Indeed we are. And it’s not clear to me that we’re much better optimized for general cognition. We’re extremely bad at doing math that pocket calculators have no problem with, yet it took us a while to build a good chess and Go-playing AI. I worry we have very little idea how hard different cognitive tasks will be to something with a brain-equivalent amount of compute.
I’m focusing on compute partly because it’s the easiest to measure. My understanding (and I think everyone else’s) of AI capabilities is largely shaped by how impressive the results of major papers intuitively seem. And when AI can use something like the amount of compute a human brain has, we should eventually get a similar level of capability, so I think compute is a good yardstick.
I’m not sure I fully understand how the metric would work. For the Atari example, it seems clear to me that we could easily reach it without making a generalizable AI system, or vice versa. I’m not sure what metric could be appropriate—I think we’d have to know a lot more about intelligence. And I don’t know if we’ll need a completely different computing paradigm from ML to learn in a more general way. There might not be a relevant capability level for ML systems that would correspond to human-level AI.
But let’s say that we could come up with a relevant metric. Then I’d agree with Garfinkel, as long as people in the community had known roughly the current state of AI in relation to it and the rate of advance toward it before the release of “AI and Compute”.
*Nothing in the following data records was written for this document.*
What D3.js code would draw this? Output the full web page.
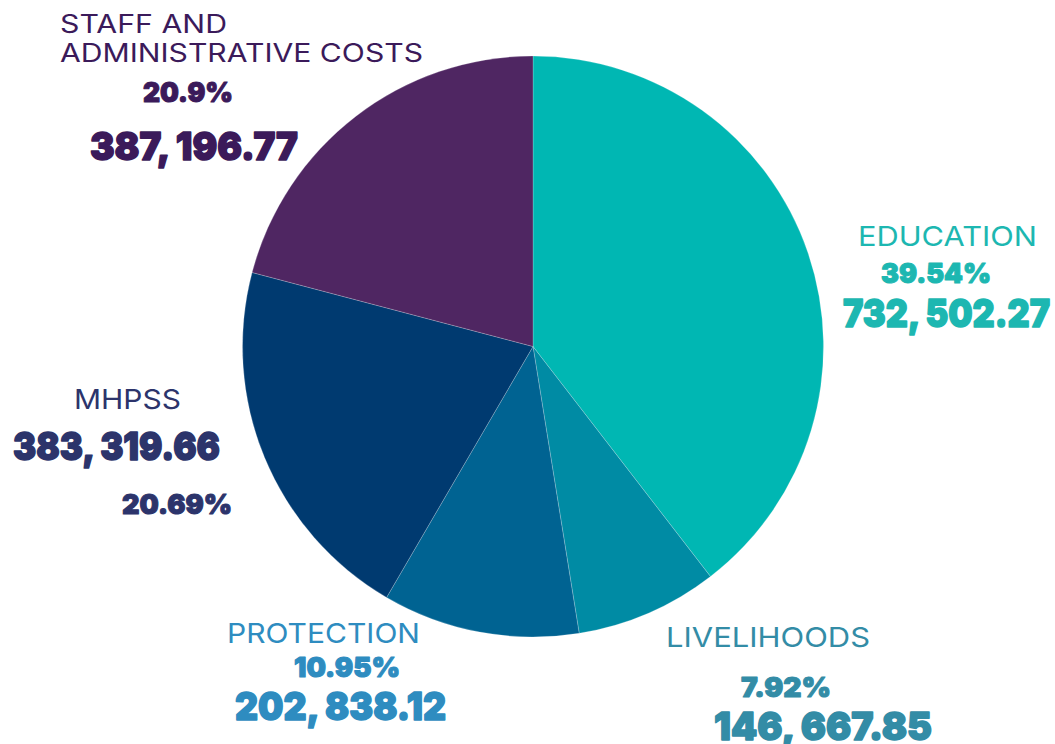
<!DOCTYPE html>
<html><head><meta charset="utf-8">
<script src="https://cdn.jsdelivr.net/npm/d3@7"></script>
<style>
html,body{margin:0;padding:0;background:#fff;}
svg{display:block;}
</style></head>
<body>
<svg id="chart" width="1055" height="744"></svg>
<script>
const categories = ["EDUCATION", "LIVELIHOODS", "PROTECTION", "MHPSS", "STAFF AND ADMINISTRATIVE COSTS"];
const values = [732502.27, 146667.85, 202838.12, 383319.66, 387196.77];
const percentLabels = ["39.54%", "7.92%", "10.95%", "20.69%", "20.9%"];
const valueLabels = ["732, 502.27", "146, 667.85", "202, 838.12", "383, 319.66", "387, 196.77"];
const sliceColors = ["#00b7b3", "#008ba4", "#006392", "#003a70", "#4f2662"];
const textColors = ["#1db7b1", "#338ca6", "#2e8cc0", "#2c346b", "#3b1a5a"];

const svg = d3.select("#chart");
const cx = 533, cy = 346.5, r = 290.5;

const pie = d3.pie().sort(null).value(d => d)(values);
const arc = d3.arc().innerRadius(0).outerRadius(r);
const g = svg.append("g").attr("transform", `translate(${cx},${cy})`);
g.selectAll("path").data(pie).join("path")
  .attr("d", arc)
  .attr("fill", (d, i) => sliceColors[i])
  .attr("stroke", "rgba(255,255,255,0.35)")
  .attr("stroke-width", 0.6);

// label layout: [x, baseline y, width]
const layout = [
  { name: [[858, 246, 179]], pct: [881, 283, 110], val: [843, 327, 207] },
  { name: [[666, 647, 204]], pct: [741, 697, 90], val: [714, 740, 218] },
  { name: [[227, 643, 193]], pct: [294, 677, 106], val: [235, 720, 211] },
  { name: [[74, 409, 107]], pct: [122, 514, 110], val: [13, 460, 207] },
  { name: [[60, 33, 167], [60, 62, 363]], pct: [143, 102, 90], val: [90, 160, 208] }
];
const nameLines = [["EDUCATION"], ["LIVELIHOODS"], ["PROTECTION"], ["MHPSS"], ["STAFF AND", "ADMINISTRATIVE COSTS"]];
const nameSizes = [27.5, 27.5, 27.5, 27.5, 25.5];

const labels = svg.append("g");
categories.forEach((c, i) => {
  const L = layout[i];
  nameLines[i].forEach((line, j) => {
    const [x, y, w] = L.name[j];
    labels.append("text")
      .attr("x", x).attr("y", y)
      .attr("textLength", w).attr("lengthAdjust", "spacingAndGlyphs")
      .attr("font-family", "Inter, 'Noto Sans', sans-serif")
      .attr("font-weight", 400)
      .attr("font-size", nameSizes[i])
      .attr("fill", textColors[i])
      .text(line);
  });
  const [px, py, pw] = L.pct;
  labels.append("text")
    .attr("x", px).attr("y", py)
    .attr("textLength", pw).attr("lengthAdjust", "spacingAndGlyphs")
    .attr("font-family", "Inter, 'Noto Sans', sans-serif")
    .attr("font-weight", 900)
    .attr("font-size", 27.5)
    .attr("fill", textColors[i])
    .attr("stroke", textColors[i])
    .attr("stroke-width", 1.1)
    .attr("stroke-linejoin", "round")
    .text(percentLabels[i]);
  const [vx, vy, vw] = L.val;
  labels.append("text")
    .attr("x", vx).attr("y", vy)
    .attr("textLength", vw).attr("lengthAdjust", "spacingAndGlyphs")
    .attr("font-family", "Inter, 'Noto Sans', sans-serif")
    .attr("font-weight", 900)
    .attr("font-size", 39)
    .attr("fill", textColors[i])
    .attr("stroke", textColors[i])
    .attr("stroke-width", 1.5)
    .attr("stroke-linejoin", "round")
    .text(valueLabels[i]);
});
</script>
</body></html>
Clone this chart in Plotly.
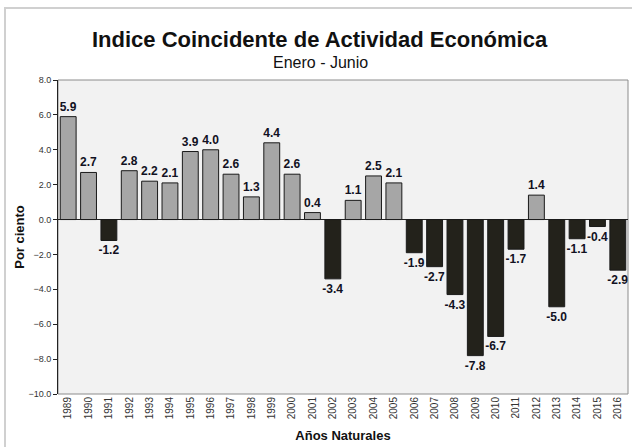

Mostly agree with all of this; some nitpicks:
I claim that this is not how I think about AI capabilities, and it is not how many AI researchers think about AI capabilities. For a particularly extreme example, the Go-explore paper out of Uber had a very nominally impressive result on Montezuma’s Revenge, but much of the AI community didn’t find it compelling because of the assumptions that their algorithm used.
Tbc, I definitely did not intend for that to be an actual metric.
I would say that I have a set of intuitions and impressions that function as a very weak prediction of what AI will look like in the future, along the lines of that sort of metric. I trust timelines based on extrapolation of progress using these intuitions more than timelines based solely on compute.To the extent that you hear timeline estimates from people like me who do this sort of “progress extrapolation” who also did not know about how compute has been scaling, you would want to lengthen their timeline estimates. I’m not sure how timeline predictions break down on this axis.
Sorry, I meant the results in light of which methods were used, implications for other research, etc. The sentence would better read, “My understanding (and I think everyone else’s) of AI capabilities is largely shaped by how impressive major papers seem.”
Yeah, totally got that—I just think that making a relevant metric would be hard, and we’d have to know a lot that we don’t know now, including whether current ML techniques can ever lead to AGI.
Interesting. Yeah, I don’t much trust my own intuitions on our current progress. I’d love to have a better understanding of how to evaluate the implications of new developments, but I really can’t do much better than, “GPT-2 impressed me a lot more than AlphaStar.” And just to be 100% clear—I tend to think that the necessary amount of compute is somewhere in the 18-to-300-year range. After we reach it, I’m stuck using my intuition to guess when we’ll have the right algorithms to create AGI.